In 1 Kings 18:16-17 we find these intriguing words: “So Obadiah went to meet Ahab and told him, and Ahab went to meet Elijah. When he saw Elijah, he said to him, ‘Is that you, you troubler of Israel?’” The prophet had a reputation which clearly preceded him. He was known as troublemaker – just like Jesus, just like Paul, just like all true men and women of God.
Philip Graham Ryken comments on the inevitable rejection and persecution of not just Elijah but all real believers: “And so it ever is. . . . The peaceful work of preaching the gospel is a threat to the fortress of evil. The values of the kingdom of heaven are such a total reversal of the values of the kingdom of this world that faithful servants of God always seem like troublemakers in the eyes of the world.”
Or as Francis Schaeffer reminds us in How Should We Then Live?, “Let us not forget why the Christians were killed. They were not killed because they worshipped Jesus…Nobody cared who worshipped whom as long as the worshipper did not disrupt the unity of the state, centered in the formal worship of Caesar.
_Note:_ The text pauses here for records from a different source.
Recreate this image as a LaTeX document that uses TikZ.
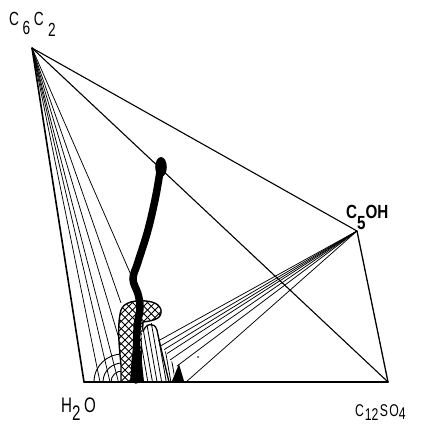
\documentclass[tikz,border=0pt]{standalone}
\usepackage{fontspec}
\setmainfont{Liberation Sans}
\tikzset{
  edge/.style={line width=1.1pt, line cap=round},
  tieline/.style={line width=0.75pt},
  hatchline/.style={line width=0.9pt},
  lbl/.style={inner sep=0pt, anchor=base west},
}
\newcommand{\sbx}[1]{\scalebox{0.72}[1]{#1}}
\begin{document}
\begin{tikzpicture}[x=1pt,y=-1pt]
\useasboundingbox (0,0) rectangle (422,424);
\coordinate (A) at (32,48);
\coordinate (B) at (84,382);
\coordinate (C) at (388,382);
\coordinate (D) at (357,231);
% ends of tie lines from A
\coordinate (a1) at (100,382);
\coordinate (a2) at (110,382);
\coordinate (a3) at (118.5,382);
\coordinate (a4) at (120,342);
\coordinate (a5) at (121,303);
\coordinate (a6) at (131,275);
% ends of tie lines from D
\coordinate (e1) at (158,341);
\coordinate (e2) at (161,345.7);
\coordinate (e3) at (164,349.7);
\coordinate (e4) at (167,353.6);
\coordinate (e5) at (170,360);
\coordinate (e6) at (177,366);
\coordinate (e7) at (186,382);
% tie lines
\foreach \p in {a1,a2,a3,a4,a5,a6} \draw[tieline] (A) -- (\p);
\foreach \p in {e1,e2,e3,e4,e5,e6,e7} \draw[tieline] (D) -- (\p);
% arcs in the lower left
\foreach \r in {11,19,28}
  \draw[tieline, line width=0.9pt] (122-\r,382) .. controls (122-\r,382-0.6*\r) and (122-0.5*\r,382-\r) .. (122,382-\r);
% cross-hatched region
\newcommand{\xhregion}{(121,382) -- (121,365) .. controls (119,345) and (117,325) .. (121,310) .. controls (124,302) and (135,300) .. (146,301) .. controls (156,302) and (162,306) .. (161,313) .. controls (160,320) and (150,321) .. (143,322) -- (140,382) -- cycle}
\fill[white] \xhregion;
\begin{scope}
  \clip \xhregion;
  \foreach \i in {0,...,24} {
    \draw[hatchline] (20+\i*7.5,280) -- ++(110,110);
    \draw[hatchline] (110+\i*7.5,280) -- ++(-110,110);
  }
\end{scope}
\draw[line width=1.4pt] \xhregion;
% single-hatched region
\newcommand{\shregion}{(142,382) -- (142,332) .. controls (143,326) and (148,323) .. (152,323) .. controls (156,324) and (158,332) .. (e1) -- (e2) -- (e3) -- (e4) -- (e5) -- (e6) -- (172,382) -- cycle}
\fill[white] \shregion;
\begin{scope}
  \clip \shregion;
  \foreach \i in {0,...,12}
    \draw[hatchline, line width=0.8pt] (132+\i*4.6,318) -- ++(12,68);
\end{scope}
\draw[line width=1.3pt] (143,332) .. controls (145,324) and (154,321) .. (157,330) .. controls (160,345) and (165,365) .. (169,382);
% thick black curve
\draw[line width=7.5pt, line cap=round] plot[smooth, tension=0.6] coordinates {(161,165) (156,195) (148,230) (138,262) (133,279) (138,294) (140,308) (137,330) (136,380)};
\fill (161,167) ellipse [x radius=5.8, y radius=10];
\fill (130,382) -- (132,355) -- (136,335) -- (141,352) -- (144,382) -- cycle;
% small three-phase triangle
\fill (172,381) -- (179,364) -- (184,381) -- cycle;
\fill (198,357) circle (0.8);
% main edges
\draw[edge, line width=1.6pt] (A) -- (B);
\draw[edge] (A) -- (C);
\draw[edge] (A) -- (D);
\draw[edge, line width=1.3pt] (D) -- (C);
\draw[edge, line width=1.9pt] (B) -- (C);
% labels
\node[lbl] (lA) at (9,25) {\fontsize{19}{19}\selectfont\sbx{C\hspace{5pt}\raisebox{-9pt}{6}\hspace{5pt}C\hspace{6pt}\raisebox{-11pt}{2}}};
\node[lbl] (lB) at (61,412) {\fontsize{21}{21}\selectfont\sbx{H\raisebox{-8pt}{2}\hspace{5pt}O}};
\node[lbl] (lC) at (355,416) {\fontsize{17}{17}\selectfont\sbx{C\hspace{1pt}\raisebox{-4pt}{12}\hspace{2pt}S\hspace{2pt}O\raisebox{-3pt}{4}}};
\node[lbl] (lD) at (346,218) {\fontsize{19}{19}\selectfont\bfseries\scalebox{0.8}[1]{C\raisebox{-11pt}{5}OH}};
\end{tikzpicture}
\end{document}
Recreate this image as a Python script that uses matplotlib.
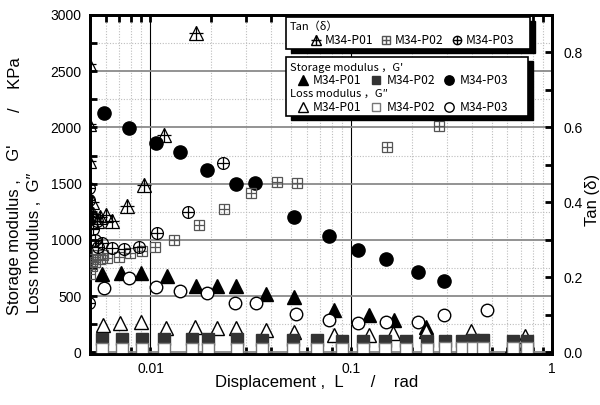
import matplotlib
matplotlib.use("Agg")
import matplotlib.pyplot as plt
import matplotlib.ticker as mticker
from matplotlib.lines import Line2D
from matplotlib.legend import Legend
from matplotlib.patches import Rectangle
from matplotlib.font_manager import FontProperties

# ---------------- data ----------------
# Storage modulus G' (KPa)
gs_p01_x = [0.00575, 0.0071, 0.0090, 0.0121, 0.0169, 0.0215, 0.0268, 0.0378, 0.0516,
            0.0817, 0.123, 0.164, 0.236, 0.39, 0.63]
gs_p01 = [694, 704, 703, 676, 587, 587, 590, 521, 491, 379, 328, 283, 223, 105, 60]

gs_p02_x = [0.00575, 0.00723, 0.00909, 0.01167, 0.01613, 0.01944, 0.0270, 0.0361, 0.0510,
            0.0677, 0.0904, 0.1151, 0.1476, 0.1877, 0.2380, 0.2936, 0.3554, 0.4059,
            0.4552, 0.640, 0.755]
gs_p02 = [118, 118, 118, 116, 114, 116, 114, 112, 110, 106, 104, 102, 100, 100, 100, 102,
          104, 108, 108, 104, 102]

gs_p03_x = [0.00586, 0.00783, 0.01067, 0.0140, 0.0192, 0.0266, 0.0332, 0.052, 0.0771,
            0.1087, 0.149, 0.214, 0.290]
gs_p03 = [2129, 1994, 1861, 1781, 1620, 1495, 1504, 1200, 1033, 908, 828, 712, 631]

# Loss modulus G'' (KPa)
gl_p01_x = [0.00579, 0.00704, 0.0090, 0.0120, 0.0167, 0.0215, 0.0268, 0.0378, 0.0516,
            0.0817, 0.122, 0.162, 0.236, 0.394, 0.73]
gl_p01 = [245, 259, 265, 212, 229, 214, 214, 200, 179, 158, 155, 170, 188, 188, 149]

gl_p02_x = gs_p02_x
gl_p02 = [28, 28, 28, 28, 28, 28, 28, 28, 28, 30, 30, 30, 32, 32, 32, 34, 36, 38, 38,
          42, 42]

gl_p03_x = [0.00586, 0.00783, 0.01067, 0.0140, 0.0191, 0.0265, 0.0336, 0.0528, 0.0771,
            0.1087, 0.1496, 0.216, 0.290, 0.473]
gl_p03 = [575, 664, 581, 545, 530, 435, 438, 343, 283, 259, 268, 271, 328, 379]

# Tan(delta)
tan_p01_x = [0.00497, 0.00497, 0.00497, 0.0051, 0.0052, 0.0054, 0.0056, 0.00603, 0.00645,
             0.0076, 0.00926, 0.01165, 0.01694]
tan_p01 = [0.77, 0.61, 0.51, 0.40, 0.37, 0.35, 0.36, 0.367, 0.349, 0.389, 0.447, 0.580,
           0.851]

tan_p02_x = [0.00500, 0.0051, 0.0052, 0.0053, 0.0054, 0.0056, 0.0058, 0.0061, 0.00695,
             0.00795, 0.0091, 0.01059, 0.01315, 0.0174, 0.0232, 0.0317, 0.0427, 0.0537,
             0.1507, 0.275]
tan_p02 = [0.21, 0.23, 0.25, 0.24, 0.26, 0.25, 0.26, 0.251, 0.255, 0.264, 0.271, 0.280,
           0.300, 0.339, 0.383, 0.426, 0.455, 0.451, 0.549, 0.604]

tan_p03_x = [0.00497, 0.00497, 0.00497, 0.0051, 0.0052, 0.0053, 0.0054, 0.0055, 0.00575,
             0.00645, 0.00736, 0.00875, 0.0108, 0.01535, 0.0229]
tan_p03 = [0.438, 0.407, 0.132, 0.36, 0.33, 0.30, 0.35, 0.28, 0.291, 0.278, 0.275,
           0.281, 0.318, 0.373, 0.506]

series_names = ["M34-P01", "M34-P02", "M34-P03"]
x_ticks = [0.01, 0.1, 1]

# ---------------- style ----------------
LATIN = ["Liberation Sans", "DejaVu Sans"]
CJK = ["Noto Sans CJK JP", "DejaVu Sans"]
leg_fp = FontProperties(family=CJK, size=8.7)
title_fp = FontProperties(family=CJK, size=8)
DARK = "#333333"
GRAYSQ = "#555555"

fig = plt.figure(figsize=(6, 4.05), dpi=100)
ax = fig.add_axes([0.15, 0.126, 0.77, 0.837])
ax2 = ax.twinx()

ax.set_xscale("log")
ax.set_xlim(0.005, 1)
ax.set_ylim(-15, 3000)
ax2.set_ylim(-0.0045, 0.9)

# grid
ax.set_axisbelow(True)
ax.yaxis.set_major_locator(mticker.MultipleLocator(500))
ax.yaxis.set_minor_locator(mticker.MultipleLocator(250))
ax.xaxis.set_major_locator(mticker.FixedLocator(x_ticks))
ax.xaxis.set_minor_locator(mticker.LogLocator(base=10, subs=range(2, 10), numticks=20))
ax.xaxis.set_major_formatter(mticker.FuncFormatter(lambda v, p: f"{v:g}"))
ax.xaxis.set_minor_formatter(mticker.NullFormatter())
ax.grid(axis="y", which="major", color="#8a8a8a", lw=1.3, ls="-")
ax.grid(axis="y", which="minor", color="#bdbdbd", lw=0.8, ls=(0, (1, 1.5)))
ax.grid(axis="x", which="major", color="black", lw=0.8, ls="-")
ax.grid(axis="x", which="minor", color="#bdbdbd", lw=0.8, ls=(0, (1, 1.5)))

ax2.yaxis.set_major_locator(mticker.MultipleLocator(0.2))
ax2.yaxis.set_minor_locator(mticker.MultipleLocator(0.1))
ax2.yaxis.set_major_formatter(mticker.FormatStrFormatter("%.1f"))

for a in (ax, ax2):
    for s in a.spines.values():
        s.set_linewidth(2)
ax.tick_params(which="both", direction="in", length=5, width=2, top=True, right=False,
               labelsize=10, pad=6)
ax2.tick_params(which="both", direction="in", length=5, width=2, labelsize=10, pad=8)
for lab in ax.get_xticklabels() + ax.get_yticklabels() + ax2.get_yticklabels():
    lab.set_family(LATIN)

# ---------------- marks ----------------
ax.plot(gs_p01_x, gs_p01, ls="none", marker="^", ms=9.5, mfc="black", mec="black", zorder=3)
ax.plot(gl_p01_x, gl_p01, ls="none", marker="^", ms=9.5, mfc="white", mec="black", mew=1, zorder=3)
ax.plot(gs_p02_x, gs_p02, ls="none", marker="s", ms=8, mfc=DARK, mec=DARK, zorder=3)
ax.plot(gl_p02_x, gl_p02, ls="none", marker="s", ms=8, mfc="white", mec="#777777", mew=1, zorder=3)
ax.plot(gs_p03_x, gs_p03, ls="none", marker="o", ms=9.5, mfc="black", mec="black", zorder=3)
ax.plot(gl_p03_x, gl_p03, ls="none", marker="o", ms=9, mfc="white", mec="black", mew=1, zorder=3)


def tan_plot(x, y, m, ms, col):
    ax2.plot(x, y, ls="none", marker=m, ms=ms, mfc="none", mec=col, mew=0.9, zorder=3)
    ax2.plot(x, y, ls="none", marker="+", ms=ms, mec=col, mew=0.9, zorder=3)


tan_plot(tan_p01_x, tan_p01, "^", 10, "black")
tan_plot(tan_p02_x, tan_p02, "s", 7.5, GRAYSQ)
tan_plot(tan_p03_x, tan_p03, "o", 8.5, "black")

# ---------------- axis labels ----------------
fig.text(317 / 600, 1 - 383 / 405, "Displacement ,  L      /    rad", ha="center",
         va="center", fontsize=12, family=LATIN)
fig.text(15 / 600, 1 - 315 / 405, "Storage modulus ,    G'", rotation=90,
         ha="center", va="bottom", fontsize=12, family=LATIN)
fig.text(15 / 600, 1 - 57 / 405, "/    KPa", rotation=90,
         ha="center", va="top", fontsize=12, family=LATIN)
fig.text(35 / 600, 1 - 313 / 405, "Loss modulus ,  G\u2033", rotation=90,
         ha="center", va="bottom", fontsize=12, family=LATIN)
fig.text(592 / 600, 1 - 200 / 405, "Tan (\u03b4)", rotation=90, ha="center", va="center",
         fontsize=12, family=LATIN)


# ---------------- legends ----------------
def H(m, ms, fc, ec, plus=False, mew=1.0):
    base = Line2D([], [], ls="none", marker=m, ms=ms, mfc=fc, mec=ec, mew=mew)
    if plus:
        return (base, Line2D([], [], ls="none", marker="+", ms=ms, mec=ec, mew=mew))
    return base


def fx(px):  # pixel column -> axes fraction
    return (px - 90) / 462


def fy(py):  # pixel row -> axes fraction
    return (354 - py) / 339


def framed_box(x0, y0, x1, y1, z):
    sh = Rectangle((fx(x0 + 5), fy(y1 + 4)), fx(x1) - fx(x0), fy(y0) - fy(y1),
                   transform=ax2.transAxes, fc="black", ec="black", zorder=z,
                   clip_on=False)
    bx = Rectangle((fx(x0), fy(y1)), fx(x1) - fx(x0), fy(y0) - fy(y1),
                   transform=ax2.transAxes, fc="white", ec="black", lw=1.2,
                   zorder=z + 0.1, clip_on=False)
    ax2.add_patch(sh)
    ax2.add_patch(bx)


def title(px, py, s):
    ax2.text(fx(px), fy(py), s, transform=ax2.transAxes, ha="left", va="center",
             fontproperties=title_fp, zorder=9)


def entries(handles, px_left, py, hl, pad, cs, mscale=0.75):
    lg = Legend(ax2, handles, series_names, ncol=3, loc="center left",
                bbox_to_anchor=(fx(px_left), fy(py)), bbox_transform=ax2.transAxes,
                frameon=False, borderpad=0, borderaxespad=0, handlelength=hl,
                handletextpad=pad, columnspacing=cs, prop=leg_fp, markerscale=mscale)
    lg.set_zorder(9)
    ax2.add_artist(lg)
    return lg


# Tan legend
framed_box(286, 17, 530, 49, 7)
title(290, 27, "Tan\uff08\u03b4\uff09")
entries([H("^", 8.5, "none", "black", True), H("s", 7, "none", GRAYSQ, True),
         H("o", 7.5, "none", "black", True)], 311, 41, 0.75, 0.35, 0.75, 0.8)

# modulus legend
framed_box(286, 57, 528, 116, 7)
title(290, 68, "Storage modulus \uff0cG'")
entries([H("^", 9, "black", "black"), H("s", 7, DARK, DARK),
         H("o", 9, "black", "black")], 298, 81, 0.8, 0.45, 0.8)
title(290, 94, "Loss modulus \uff0cG\u2033")
entries([H("^", 9, "white", "black"), H("s", 7, "white", "#777777"),
         H("o", 9, "white", "black")], 298, 107.5, 0.8, 0.45, 0.8)

fig.savefig("out.png", dpi=100)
The reason the Christians were killed was because they were rebels.”
Allegiance to God will always mean countering the world and its ungodly values. To affirm Christ and his Kingdom will mean we are seen as troublemakers, rebels, and malcontents. It cannot be otherwise. And it cuts both ways. As James said, “You adulterous people, don’t you know that friendship with the world is hatred toward God? Anyone who chooses to be a friend of the world becomes an enemy of God” (James 4:4).
So I return to my original question: Have you caused any trouble yet? If not, why not?